労働分配率の低下は、賃金交渉の不足に起因する現象だ。特に日本労働組合総連合会(連合)の賃金交渉は、心底がっかりするほどに腰が引けている。2023年10月19日に提示された「2024春季生活闘争基本構想」では、「3%以上」のベースアップ(ベア)を要求する方針が示された。前年に提示された「3%程度」と比べれば表現こそ修正されているものの、数値は不変だ。
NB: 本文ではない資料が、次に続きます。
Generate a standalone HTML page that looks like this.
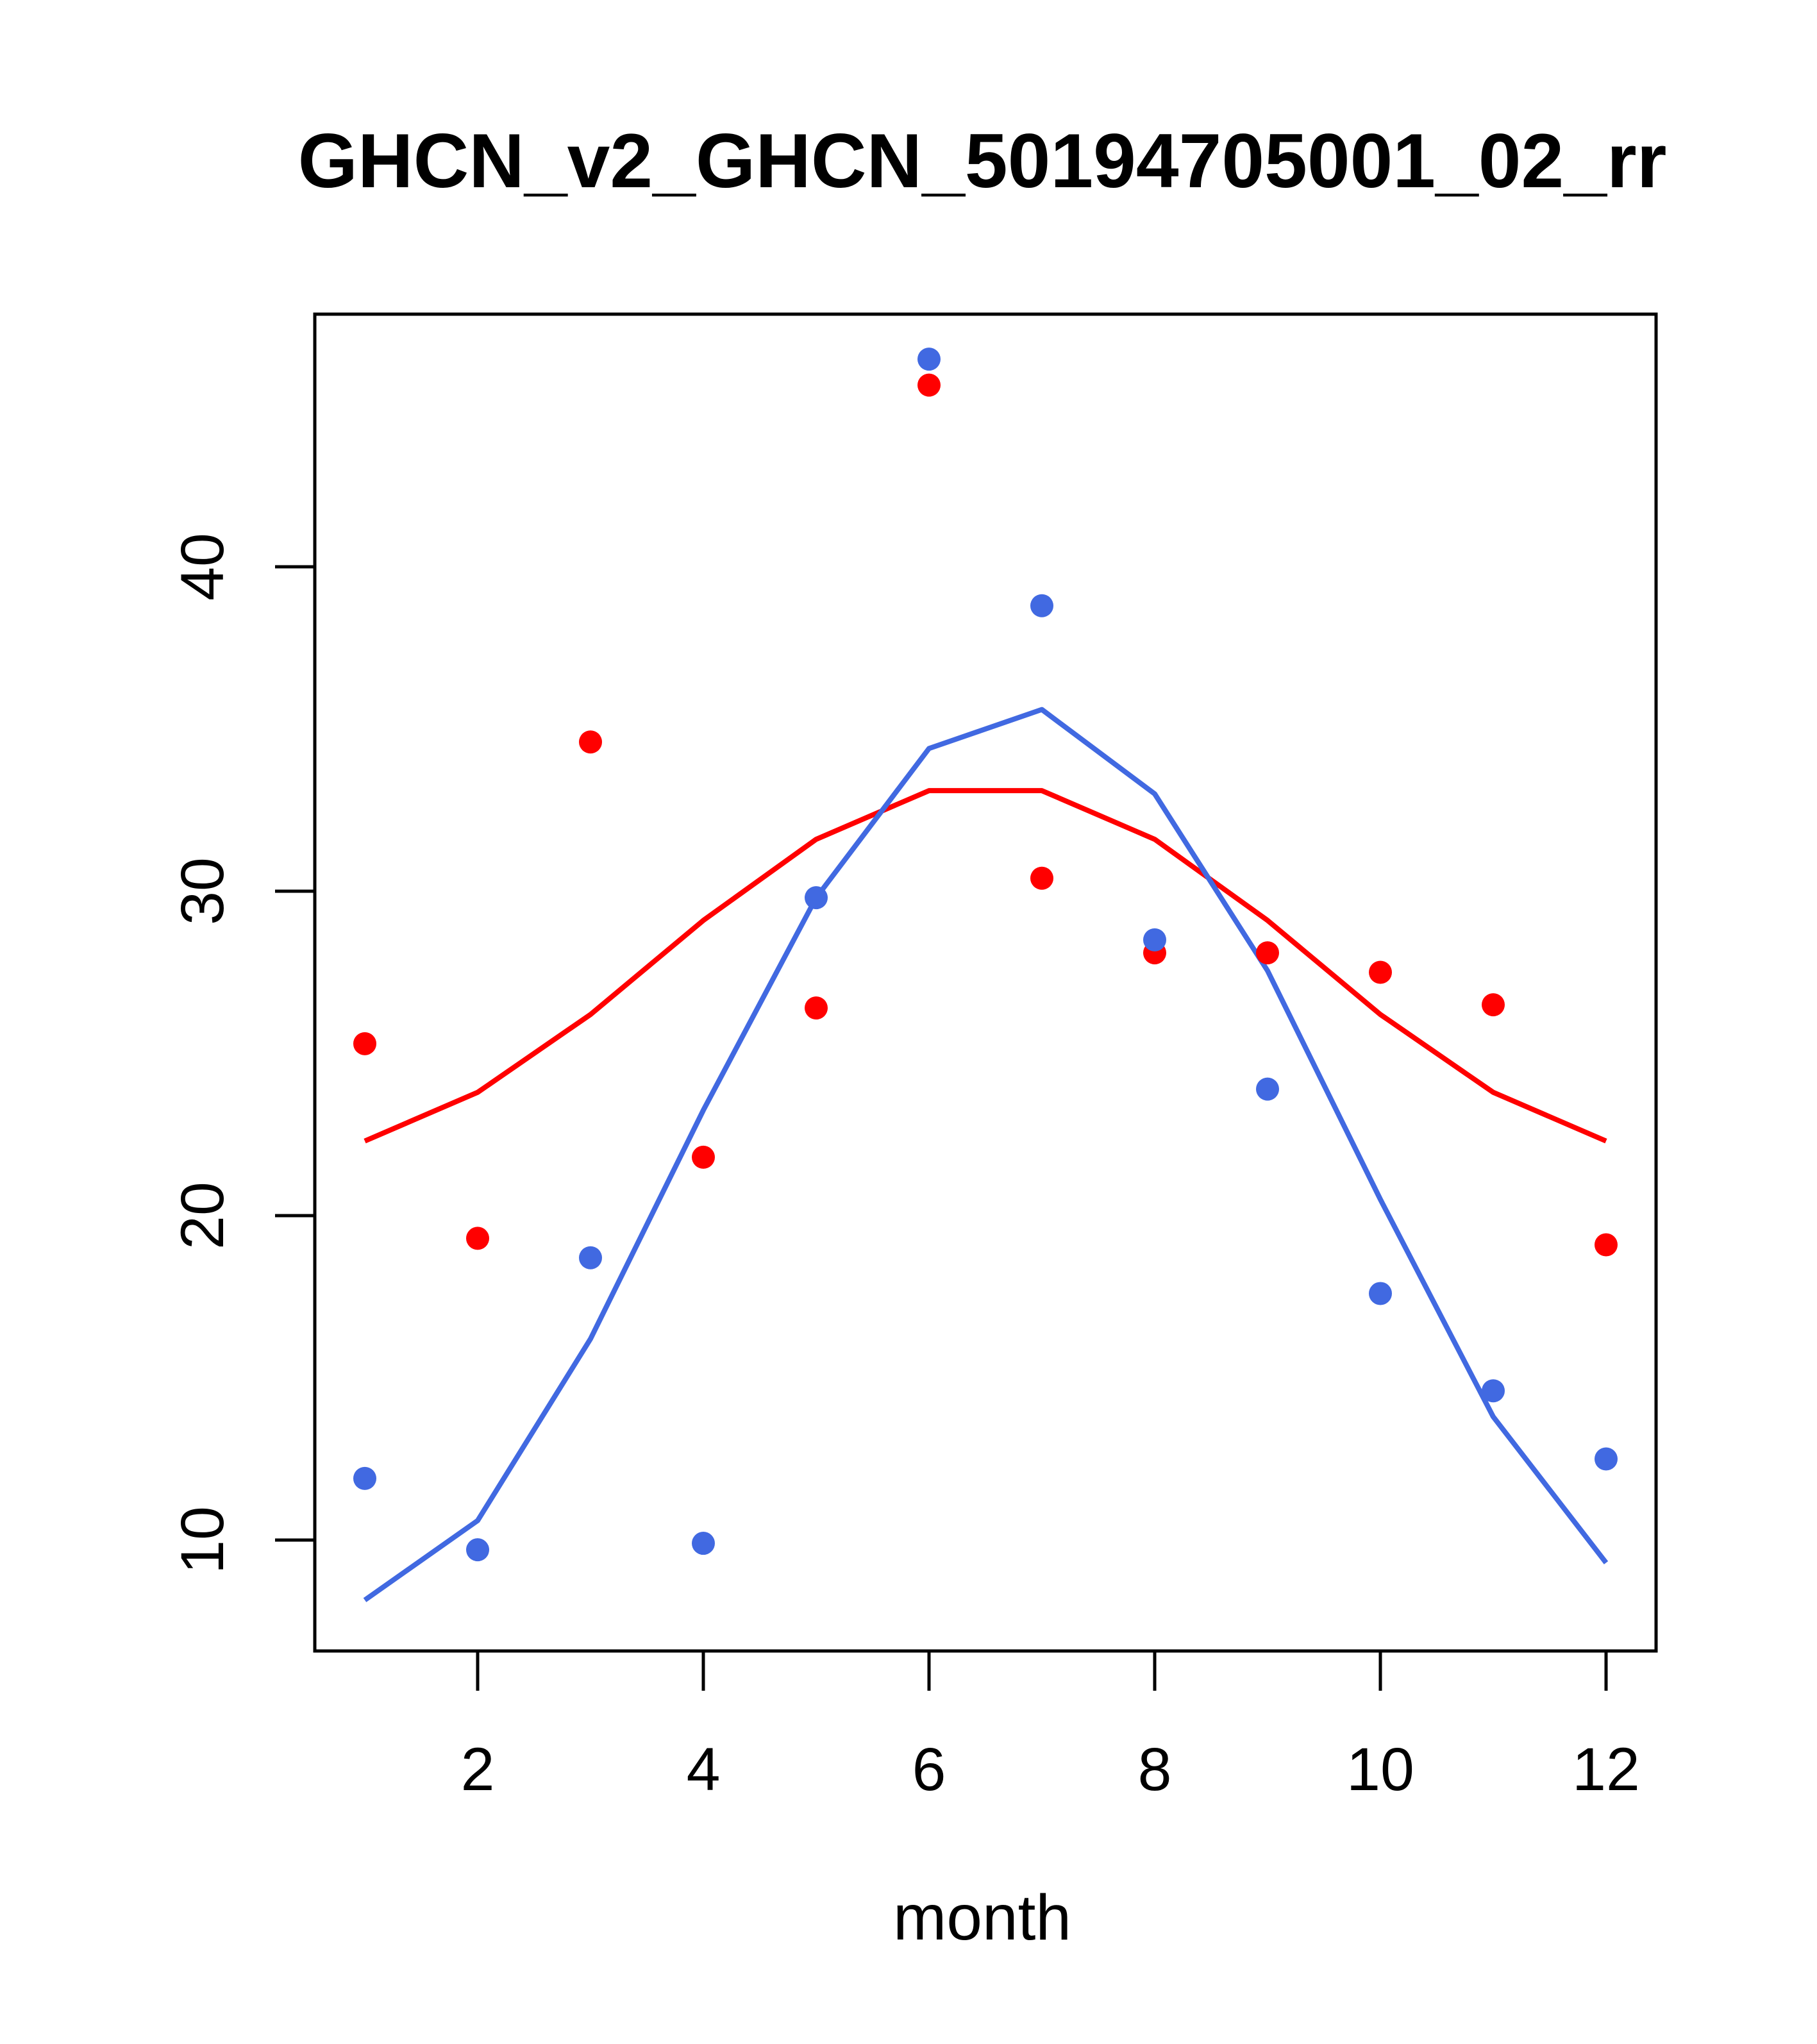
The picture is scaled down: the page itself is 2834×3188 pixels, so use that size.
<!DOCTYPE html>
<html><head><meta charset="utf-8"><style>
html,body{margin:0;padding:0;background:#fff}
svg{display:block}
text{font-family:"Liberation Sans",sans-serif}
</style></head><body>
<svg id="chart" width="2834" height="3188" viewBox="0 0 2834 3188" xmlns="http://www.w3.org/2000/svg">
<text x="1532" y="292" text-anchor="middle" font-size="120" font-weight="bold">GHCN_v2_GHCN_50194705001_02_rr</text>
<rect x="491" y="490" width="2092" height="2085" fill="none" stroke="#000" stroke-width="5"/>
<g id="xaxis"></g>
<g id="yaxis"></g>
<text x="1532" y="3025" text-anchor="middle" font-size="100">month</text>
<g id="marks"></g>
</svg>
<script>
const months=[1,2,3,4,5,6,7,8,9,10,11,12];
const redPoints=[25.3,19.3,34.6,21.8,26.4,45.6,30.4,28.1,28.1,27.5,26.5,19.1];
const redLine=[22.3,23.8,26.2,29.1,31.6,33.1,33.1,31.6,29.1,26.2,23.8,22.3];
const bluePoints=[11.9,9.7,18.7,9.9,29.8,46.4,38.8,28.5,23.9,17.6,14.6,12.5];
const blueLine=[8.15,10.6,16.2,23.25,29.8,34.4,35.6,33.0,27.55,20.5,13.8,9.3];
const xTicks=[2,4,6,8,10,12];
const yTicks=[10,20,30,40];
const NS='http://www.w3.org/2000/svg';
function sx(m){return 569+(m-1)*(2505-569)/11;}
function sy(v){return 2402-(v-10)*(2402-884)/30;}
function mk(tag,attrs,parent){const e=document.createElementNS(NS,tag);for(const k in attrs)e.setAttribute(k,attrs[k]);parent.appendChild(e);return e;}
const xa=document.getElementById('xaxis'),ya=document.getElementById('yaxis'),mg=document.getElementById('marks');
mk('line',{x1:sx(2),x2:sx(12),y1:2575,y2:2575,stroke:'#000','stroke-width':5},xa);
xTicks.forEach(t=>{
 const l=mk('line',{x1:sx(t),x2:sx(t),y1:2575,y2:2637,stroke:'#000','stroke-width':5},xa);
 
 
 const tx=mk('text',{x:sx(t),y:2792,'text-anchor':'middle','font-size':95},xa);
 tx.textContent=t;
 
 
});
mk('line',{x1:491,x2:491,y1:sy(10),y2:sy(40),stroke:'#000','stroke-width':5},ya);
yTicks.forEach(t=>{
 const l=mk('line',{x1:429,x2:491,y1:sy(t),y2:sy(t),stroke:'#000','stroke-width':5},ya);
 
 
 const tx=mk('text',{x:0,y:0,'text-anchor':'middle','font-size':95,transform:`translate(348,${sy(t)}) rotate(-90)`},ya);
 tx.textContent=t;
 
 
});
function line(vals,color,name){
 const p=mk('polyline',{points:vals.map((v,i)=>sx(months[i])+','+sy(v)).join(' '),fill:'none',stroke:color,'stroke-width':8,'stroke-linejoin':'round'},mg);
 
 
}
function pts(vals,color,name){
 vals.forEach((v,i)=>{
  const c=mk('circle',{cx:sx(months[i]),cy:sy(v),r:18,fill:color},mg);
  
  
 });
}
line(redLine,'#ff0000','red-line');
line(blueLine,'#4169e1','blue-line');
pts(redPoints,'#ff0000','red-point');
pts(bluePoints,'#4169e1','blue-point');
</script>
</body></html>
 この要求方針には首をかしげざるを得ない。何しろ、企業収益は未曽有の高水準に達し、なおかつ労働市場が構造的な売り手市場へと変貌している。そのさなか、なお物価よりも低い賃金上昇率を連合が要求することは、いかなる理由をもってしても度し難い。

 振り返ると、1990年代末から直近に至るまで、連合は有意な賃金交渉ができていない。これは97年の金融危機に端を発した就職氷河期で賃上げへの期待がついえ、連合の至上命題が雇用の維持にシフトしたためとされている。2000年以降は、賃金交渉自体が行われなかった年も珍しくない。

 ここに、賃金と物価の好循環の障壁が立ちはだかっている。連合を始め、労働組合は至上命題を雇用の維持から賃上げへと回帰させるべきだ。日本経済の命運は、賃金交渉の再活性化に懸かっている。